Les meilleures lois naissent des usages.

Les premières lois n’ont été que les premières pratiques rendues immuables par l’injonction de l’autorité publique. Tout ce qui devient loi, avait d’abord été coutume, et l’histoire de notre droit coutumier fut celle du droit de tous les peuples. Les lois de Solon se firent comme la coutume de Sens. Des lois ainsi faites ne sont pas les pires, et l’esprit de choisir, d’accommoder, de corriger, de rédiger avec perfection, n’est pas le moindre.

ôter aux lois leur vétusté, c’est les rendre moins vénérables : si on est réduit à en substituer de nouvelles aux anciennes, il faut leur donner un air d’antiquité ; il faut qu’il y ait de vieilles désinences dans les mots qui les expriment, et quelque chose qui réponde aux untor et unto des latins.

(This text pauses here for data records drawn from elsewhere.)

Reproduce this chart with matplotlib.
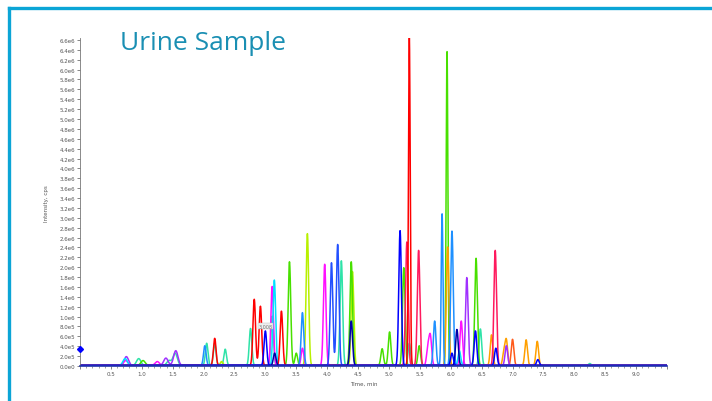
import numpy as np
import matplotlib
matplotlib.use("Agg")
import matplotlib.pyplot as plt
from matplotlib.lines import Line2D
from matplotlib.ticker import MultipleLocator, FuncFormatter

# ---- data (retention time in min, peak intensity in 1e6 cps) ----
red_t = [2.18, 2.82, 2.92, 3.26, 5.33]
red_h = [0.55, 1.34, 1.20, 1.10, 6.63]
crimson_t = [5.29, 5.48, 6.72]
crimson_h = [2.50, 2.33, 2.33]
green_t = [1.02, 3.39, 3.50, 4.39, 4.89, 5.01, 5.24, 5.49, 5.94, 6.41]
green_h = [0.10, 2.10, 0.25, 2.10, 0.34, 0.68, 1.98, 0.40, 6.36, 2.17]
yellowgreen_t = [2.29, 3.68, 4.41]
yellowgreen_h = [0.08, 2.67, 1.90]
orange_t = [5.95, 6.66, 6.86, 6.90, 7.22, 7.40]
orange_h = [2.40, 0.62, 0.25, 0.50, 0.52, 0.49]
orangered_t = [7.00]
orangered_h = [0.53]
magenta_t = [0.74, 1.25, 3.11, 3.60, 3.96, 5.63, 5.67, 6.17]
magenta_h = [0.10, 0.08, 1.60, 0.35, 2.05, 0.35, 0.58, 0.90]
purple_t = [0.75, 1.39, 1.55, 6.26, 6.90]
purple_h = [0.18, 0.15, 0.30, 1.78, 0.40]
teal_t = [0.95, 1.44, 1.54, 2.05, 2.18, 2.35, 2.76, 3.11, 4.23, 5.33, 6.48, 8.25]
teal_h = [0.14, 0.10, 0.25, 0.45, 0.45, 0.33, 0.75, 1.00, 2.12, 0.45, 0.74, 0.04]
cyan_t = [0.73, 3.145, 6.14]
cyan_h = [0.14, 1.73, 0.30]
dodger_t = [2.02, 3.60, 5.74, 5.86, 6.02]
dodger_h = [0.40, 1.07, 0.90, 3.07, 2.72]
royal_t = [4.07, 4.17]
royal_h = [2.08, 2.45]
darkblue_t = [3.15, 4.39, 6.10]
darkblue_h = [0.25, 0.90, 0.73]
blue_t = [3.00, 5.18, 6.02, 6.40, 6.73, 7.41]
blue_h = [0.70, 2.73, 0.25, 0.70, 0.35, 0.12]

series = [
    (teal_t, teal_h, '#2fe3a8'),
    (yellowgreen_t, yellowgreen_h, '#b8f000'),
    (green_t, green_h, '#48e000'),
    (orange_t, orange_h, '#ffa000'),
    (orangered_t, orangered_h, '#ff5a1a'),
    (purple_t, purple_h, '#a030ff'),
    (magenta_t, magenta_h, '#ff10ff'),
    (cyan_t, cyan_h, '#00e0ff'),
    (dodger_t, dodger_h, '#1e90ff'),
    (crimson_t, crimson_h, '#ff1a5e'),
    (red_t, red_h, '#ff0000'),
    (royal_t, royal_h, '#2250ff'),
    (darkblue_t, darkblue_h, '#0000a8'),
    (blue_t, blue_h, '#0000ff'),
]

yticks = np.arange(0, 6.61, 0.2)

fig = plt.figure(figsize=(7.12, 4.02), dpi=100)
ax = fig.add_axes([80/712, 35/402, 587/712, 328.5/402])

t = np.linspace(0, 9.5, 8000)
for times, heights, col in series:
    y = np.zeros_like(t)
    for c, h in zip(times, heights):
        s = 0.035 if c < 2.0 else (0.014 if h > 3 else 0.021)
        y += h * 1e6 * np.exp(-0.5 * ((t - c) / s) ** 2)
    y += 0.01e6
    ax.plot(t, y, color=col, lw=1.1, solid_joinstyle='round')

ax.plot([0.0], [0.35e6], marker='D', color='#0000ff', ms=3, clip_on=False, zorder=5)

ax.set_xlim(0, 9.5)
ax.set_ylim(0, 6.65e6)
for s in ['top', 'right']:
    ax.spines[s].set_visible(False)
ax.spines['left'].set_color('#777777')
ax.spines['left'].set_linewidth(0.6)
ax.spines['bottom'].set_color('#2233aa')
ax.spines['bottom'].set_linewidth(1.2)

ax.xaxis.set_major_locator(MultipleLocator(0.5))
ax.xaxis.set_minor_locator(MultipleLocator(0.1))
ax.set_yticks(yticks * 1e6)

def yfmt(v, pos):
    if v == 0:
        return '0.0e0'
    if v < 0.99e6:
        return f'{v/1e5:.1f}e5'
    return f'{v/1e6:.1f}e6'

def xfmt(v, pos):
    if abs(v) < 1e-9 or v > 9.2:
        return ''
    return f'{v:.1f}'

ax.yaxis.set_major_formatter(FuncFormatter(yfmt))
ax.xaxis.set_major_formatter(FuncFormatter(xfmt))
ax.tick_params(axis='both', labelsize=4, colors='#555555', length=2, width=0.5, pad=1.5)
ax.tick_params(axis='x', which='minor', length=1.2, width=0.4, colors='#555555')

ax.text(4.6, -0.3e6, 'Time, min', fontsize=4, color='#555555', ha='center', va='top')
ax.text(-0.55, 3.3e6, 'Intensity, cps', fontsize=4, color='#555555', rotation=90,
        ha='center', va='center')

ax.text(3.0, 0.8e6, '3.008', fontsize=3.5, color='#777777', ha='center', va='center',
        bbox=dict(boxstyle='square,pad=0.1', fc='#eeeeee', ec='#bbbbbb', lw=0.3))

fig.text(120/712, 1 - 43/402, 'Urine Sample', fontsize=19, color='#1a8fb3',
         family=['Open Sans', 'DejaVu Sans'], ha='left', va='center')

# frame
fig.add_artist(Line2D([9/712, 9/712], [0, 1 - 9/402], color='#0ba5d6', lw=2.4,
                      transform=fig.transFigure, solid_capstyle='projecting'))
fig.add_artist(Line2D([9/712, 1], [1 - 9/402, 1 - 9/402], color='#0ba5d6', lw=2.4,
                      transform=fig.transFigure, solid_capstyle='projecting'))

fig.savefig('out.png', dpi=100)
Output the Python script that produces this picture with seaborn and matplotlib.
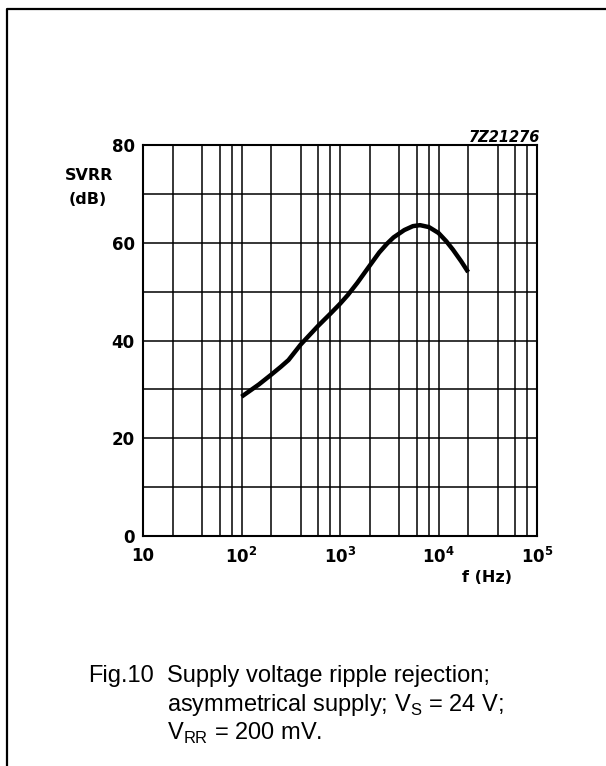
import numpy as np
import matplotlib
matplotlib.use("Agg")
import matplotlib.pyplot as plt
from matplotlib.lines import Line2D
from matplotlib.ticker import LogLocator, FixedLocator, NullFormatter
import seaborn as sns

# curve
freq_hz = [100, 150, 200, 250, 300, 400, 600, 800, 1000, 1200, 1500, 2000, 2500, 3000,
           3500, 4500, 5500, 6500, 8000, 10000, 12000, 14000, 17000, 20000]
svrr_db = [28.5, 31.0, 33.0, 34.6, 36.0, 39.2, 43.0, 45.5, 47.5, 49.3, 51.8, 55.3, 58.0, 59.8,
           61.1, 62.6, 63.4, 63.6, 63.2, 62.0, 60.3, 58.6, 56.2, 54.0]

x_ticks = [10, 100, 1000, 10000, 100000]
x_tick_labels = ["10", r"$\mathregular{10^{2}}$", r"$\mathregular{10^{3}}$",
                 r"$\mathregular{10^{4}}$", r"$\mathregular{10^{5}}$"]
y_ticks = [0, 20, 40, 60, 80]
y_minor = [10, 30, 50, 70]

sns.set_style("white")
plt.rcParams["font.family"] = ["DejaVu Sans"]
plt.rcParams.update({"text.color": "black", "xtick.color": "black",
                     "ytick.color": "black", "axes.labelcolor": "black"})

W, H = 606, 766
fig = plt.figure(figsize=(W / 100, H / 100), dpi=100)

# axes box in pixel terms of the reference
left, right, top, bottom = 143, 537, 145, 536
ax = fig.add_axes([left / W, 1 - bottom / H, (right - left) / W, (bottom - top) / H])
ax.set_xscale("log")
ax.set_xlim(10, 1e5)
ax.set_ylim(0, 80)

sns.lineplot(x=freq_hz, y=svrr_db, color="black", linewidth=3.2, ax=ax,
             solid_capstyle="butt", solid_joinstyle="round", zorder=5)

ax.xaxis.set_major_locator(FixedLocator(x_ticks))
ax.xaxis.set_minor_locator(LogLocator(base=10, subs=[2, 4, 6, 8]))
ax.xaxis.set_minor_formatter(NullFormatter())
ax.set_xticklabels(x_tick_labels)
ax.yaxis.set_major_locator(FixedLocator(y_ticks))
ax.yaxis.set_minor_locator(FixedLocator(y_minor))
ax.set_yticklabels([str(v) for v in y_ticks])

ax.grid(which="both", color="black", linewidth=1.1)
ax.tick_params(which="both", length=0, labelsize=12)
ax.tick_params(axis="y", pad=6)
ax.tick_params(axis="x", pad=8)
for lab in ax.get_xticklabels() + ax.get_yticklabels():
    lab.set_fontweight("bold")
for sp in ax.spines.values():
    sp.set_visible(True)
    sp.set_color("black")
    sp.set_linewidth(1.5)
ax.set_xlabel("")
ax.set_ylabel("")

# axis captions placed like the original sheet
fig.text(89 / W, 1 - 176 / H, "SVRR", ha="center", va="center", fontsize=11.5, fontweight="bold")
fig.text(88 / W, 1 - 200 / H, "(dB)", ha="center", va="center", fontsize=11.5, fontweight="bold")
fig.text(512 / W, 1 - 577 / H, "f (Hz)", ha="right", va="center", fontsize=11.5, fontweight="bold")
fig.text(540 / W, 1 - 137 / H, "7Z21276", ha="right", va="center", fontsize=10.5,
         fontweight="bold", fontstyle="italic")

# figure caption
cap = dict(fontsize=17, family="Liberation Sans", va="baseline", ha="left")
fig.text(88 / W, 1 - 682 / H, "Fig.10", **cap)
fig.text(167 / W, 1 - 682 / H, "Supply voltage ripple rejection;", **cap)
fig.text(167 / W, 1 - 711 / H, r"asymmetrical supply; V$_{\mathregular{S}}$ = 24 V;", **cap)
fig.text(167 / W, 1 - 740 / H, r"V$_{\mathregular{RR}}$ = 200 mV.", **cap)

# page frame (left and top edges)
fig.add_artist(Line2D([7 / W, 7 / W, 1.0], [0.0, 1 - 9 / H, 1 - 9 / H],
                      transform=fig.transFigure, color="black", linewidth=1.6))

fig.savefig("out.png", dpi=100)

En Grèce, les sages avaient égard, dans leurs lois, à la commodité des peuples dont ils évitaient de contrarier les habitudes et les mœurs. Ils les faisaient propres à plaire, et comme ils auraient fait des vers. Il faut bien, en effet, que les lois s’ajustent, jusques à un certain point, aux habitudes et aux mœurs, et qu’elles soient bonnes, comme disait Solon, pour le peuple qui les reçoit ; mais il faut qu’elles soient meilleures que lui. On doit avoir égard, peut-être, à la grossièreté des esprits, mais non à leur dépravation ; car il s’agit de redresser, et il y a dans les hommes une chose qui est éternellement flexible : ce sont leurs vices. Nos in rectum genitos natura juvat, si emendari volumus.

XXXIV.

Les lois sont de simples écriteaux placés souvent dans des recoins où personne ne peut les lire. Si vous voulez que le public ne passe pas par un chemin, fermez-le par une barrière qui arrête, dès le premier pas, l’homme même le plus distrait. L’impossibilité éloigne mieux que la défense des choses qui sont interdites.

XXXV.

Nécessité qui vient des choses nous soumet ; nécessité qui vient des hommes nous révolte. Mettez donc dans des choses insensibles, impassibles et inflexibles, telles que la loi et la règle, les nécessités que vous avez besoin d’imposer aux autres ou à vous-mêmes.

XXXVI.

On peut plaider des causes, mais il ne faut pas plaider les lois. Plaider publiquement les lois, c’est en mettre le germe à nu. La source en doit être sacrée, et, par cette raison, cachée ; et vous l’exposez au grand air, au grand jour ! Quelle horrible profanation ! Quand les lois naissent de la discussion, elles ne viennent plus d’en haut, ni du secret de la conscience : elles naissent justiciables de la chicane.

XXXVII.

Depuis l’établissement des parlements, tout le monde, dans la plupart des causes, était jugé par les mêmes juges. Hors de l’administration de la justice, les juges n’étaient, à proprement parler, les supérieurs de personne. On était donc jugé par ses pairs, mais par des pairs plus savants que soi.

XXXVIII.

Passer des jurisconsultes aux pairs, c’est descendre et rétrograder.

XXXIX.

Pour bien présider un corps d’hommes médiocres et mobiles, il faut être médiocre et mobile comme eux.

XL.

Un corps vaut mieux qu’une assemblée, parce qu’il est moins pressé d’agir, de constater son existence, et que lorsqu’il s’égare et qu’il se trompe, il a le temps de se reconnaître et de s’amender.

XLI.

Il faut placer dans le temple des sages, et non pas sur les bancs des opinants, ceux dont l’opinion est d’une grande autorité. On doit les employer à décider, mais non pas à délibérer. Leur voix doit faire loi et non pas faire nombre. Comme ils sont hors de pair, il faut les tenir hors des rangs.